[TASK TO COMPLETE]:
Skip the pictures. Repeat everything else in the records word for word.

[EXCERPTED RECORDS]:
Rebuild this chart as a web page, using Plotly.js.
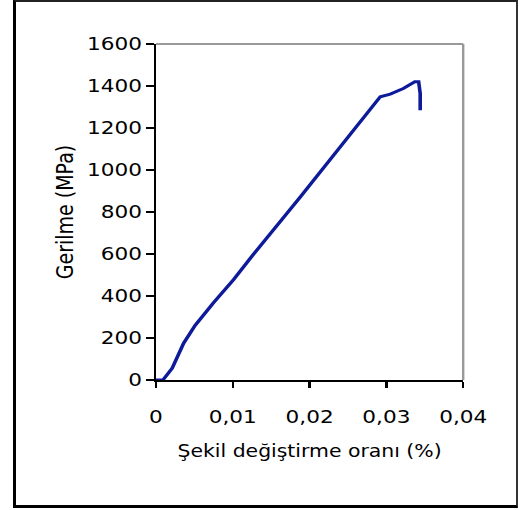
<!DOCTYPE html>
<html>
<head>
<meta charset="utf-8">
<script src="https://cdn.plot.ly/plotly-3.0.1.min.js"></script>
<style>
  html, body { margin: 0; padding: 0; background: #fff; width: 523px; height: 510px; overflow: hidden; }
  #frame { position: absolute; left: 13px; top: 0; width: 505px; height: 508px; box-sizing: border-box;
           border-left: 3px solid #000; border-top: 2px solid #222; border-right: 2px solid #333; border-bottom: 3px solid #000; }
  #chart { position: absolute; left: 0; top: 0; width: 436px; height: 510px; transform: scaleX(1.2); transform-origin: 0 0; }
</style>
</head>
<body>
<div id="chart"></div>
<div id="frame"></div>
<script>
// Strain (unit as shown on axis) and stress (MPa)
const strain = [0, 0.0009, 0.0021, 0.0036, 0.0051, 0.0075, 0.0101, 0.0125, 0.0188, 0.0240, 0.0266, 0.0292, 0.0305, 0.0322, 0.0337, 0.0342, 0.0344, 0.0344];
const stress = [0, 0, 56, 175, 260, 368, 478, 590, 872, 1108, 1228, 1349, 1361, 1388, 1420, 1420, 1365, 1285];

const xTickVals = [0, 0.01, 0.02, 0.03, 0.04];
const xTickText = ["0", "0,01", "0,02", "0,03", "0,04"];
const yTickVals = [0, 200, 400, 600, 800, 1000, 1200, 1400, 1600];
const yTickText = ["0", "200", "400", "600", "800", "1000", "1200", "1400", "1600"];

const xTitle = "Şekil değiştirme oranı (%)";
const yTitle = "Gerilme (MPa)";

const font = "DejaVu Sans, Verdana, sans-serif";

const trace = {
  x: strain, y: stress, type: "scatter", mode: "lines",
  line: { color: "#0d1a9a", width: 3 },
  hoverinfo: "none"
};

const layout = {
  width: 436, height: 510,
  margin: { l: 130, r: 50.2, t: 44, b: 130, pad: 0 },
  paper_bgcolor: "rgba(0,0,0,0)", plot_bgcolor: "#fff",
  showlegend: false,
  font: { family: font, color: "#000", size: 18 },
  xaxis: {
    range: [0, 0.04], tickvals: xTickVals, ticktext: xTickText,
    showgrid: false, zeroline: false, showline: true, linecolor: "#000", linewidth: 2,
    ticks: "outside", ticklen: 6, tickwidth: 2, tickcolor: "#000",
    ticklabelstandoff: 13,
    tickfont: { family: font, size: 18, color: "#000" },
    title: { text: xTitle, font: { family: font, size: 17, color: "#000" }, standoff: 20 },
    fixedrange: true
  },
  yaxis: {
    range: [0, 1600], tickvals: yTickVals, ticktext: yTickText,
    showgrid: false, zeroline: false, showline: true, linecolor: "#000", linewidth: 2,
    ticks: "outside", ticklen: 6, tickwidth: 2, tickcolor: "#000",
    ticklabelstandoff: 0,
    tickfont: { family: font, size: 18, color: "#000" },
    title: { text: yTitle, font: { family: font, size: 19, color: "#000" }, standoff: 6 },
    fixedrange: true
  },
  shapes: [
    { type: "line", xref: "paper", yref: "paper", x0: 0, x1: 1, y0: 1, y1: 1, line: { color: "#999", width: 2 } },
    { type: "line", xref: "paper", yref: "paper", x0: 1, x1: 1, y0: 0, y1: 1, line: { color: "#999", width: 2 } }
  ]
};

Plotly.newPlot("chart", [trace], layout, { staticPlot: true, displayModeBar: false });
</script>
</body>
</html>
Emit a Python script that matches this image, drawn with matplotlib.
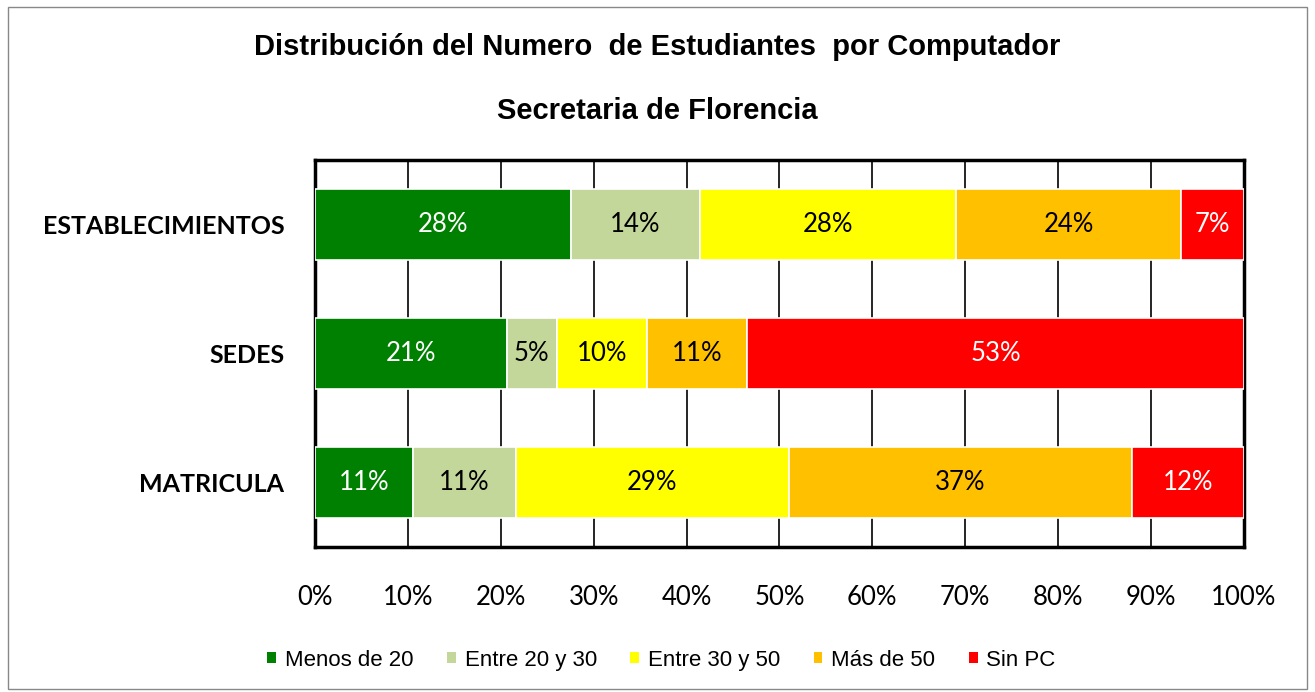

[SOLUTION]:
Rebuild this chart as a web page, using Plotly.js.
<!DOCTYPE html>
<html>
<head>
<meta charset="utf-8">
<script src="https://cdn.plot.ly/plotly-3.0.1.min.js"></script>
<style>
  html, body { margin: 0; padding: 0; background: #fff; width: 523px; height: 510px; overflow: hidden; }
  #frame { position: absolute; left: 13px; top: 0; width: 505px; height: 508px; box-sizing: border-box;
           border-left: 3px solid #000; border-top: 2px solid #222; border-right: 2px solid #333; border-bottom: 3px solid #000; }
  #chart { position: absolute; left: 0; top: 0; width: 436px; height: 510px; transform: scaleX(1.2); transform-origin: 0 0; }
</style>
</head>
<body>
<div id="chart"></div>
<div id="frame"></div>
<script>
// Strain (unit as shown on axis) and stress (MPa)
const strain = [0, 0.0009, 0.0021, 0.0036, 0.0051, 0.0075, 0.0101, 0.0125, 0.0188, 0.0240, 0.0266, 0.0292, 0.0305, 0.0322, 0.0337, 0.0342, 0.0344, 0.0344];
const stress = [0, 0, 56, 175, 260, 368, 478, 590, 872, 1108, 1228, 1349, 1361, 1388, 1420, 1420, 1365, 1285];

const xTickVals = [0, 0.01, 0.02, 0.03, 0.04];
const xTickText = ["0", "0,01", "0,02", "0,03", "0,04"];
const yTickVals = [0, 200, 400, 600, 800, 1000, 1200, 1400, 1600];
const yTickText = ["0", "200", "400", "600", "800", "1000", "1200", "1400", "1600"];

const xTitle = "Şekil değiştirme oranı (%)";
const yTitle = "Gerilme (MPa)";

const font = "DejaVu Sans, Verdana, sans-serif";

const trace = {
  x: strain, y: stress, type: "scatter", mode: "lines",
  line: { color: "#0d1a9a", width: 3 },
  hoverinfo: "none"
};

const layout = {
  width: 436, height: 510,
  margin: { l: 130, r: 50.2, t: 44, b: 130, pad: 0 },
  paper_bgcolor: "rgba(0,0,0,0)", plot_bgcolor: "#fff",
  showlegend: false,
  font: { family: font, color: "#000", size: 18 },
  xaxis: {
    range: [0, 0.04], tickvals: xTickVals, ticktext: xTickText,
    showgrid: false, zeroline: false, showline: true, linecolor: "#000", linewidth: 2,
    ticks: "outside", ticklen: 6, tickwidth: 2, tickcolor: "#000",
    ticklabelstandoff: 13,
    tickfont: { family: font, size: 18, color: "#000" },
    title: { text: xTitle, font: { family: font, size: 17, color: "#000" }, standoff: 20 },
    fixedrange: true
  },
  yaxis: {
    range: [0, 1600], tickvals: yTickVals, ticktext: yTickText,
    showgrid: false, zeroline: false, showline: true, linecolor: "#000", linewidth: 2,
    ticks: "outside", ticklen: 6, tickwidth: 2, tickcolor: "#000",
    ticklabelstandoff: 0,
    tickfont: { family: font, size: 18, color: "#000" },
    title: { text: yTitle, font: { family: font, size: 19, color: "#000" }, standoff: 6 },
    fixedrange: true
  },
  shapes: [
    { type: "line", xref: "paper", yref: "paper", x0: 0, x1: 1, y0: 1, y1: 1, line: { color: "#999", width: 2 } },
    { type: "line", xref: "paper", yref: "paper", x0: 1, x1: 1, y0: 0, y1: 1, line: { color: "#999", width: 2 } }
  ]
};

Plotly.newPlot("chart", [trace], layout, { staticPlot: true, displayModeBar: false });
</script>
</body>
</html>
Emit a Python script that matches this image, drawn with matplotlib.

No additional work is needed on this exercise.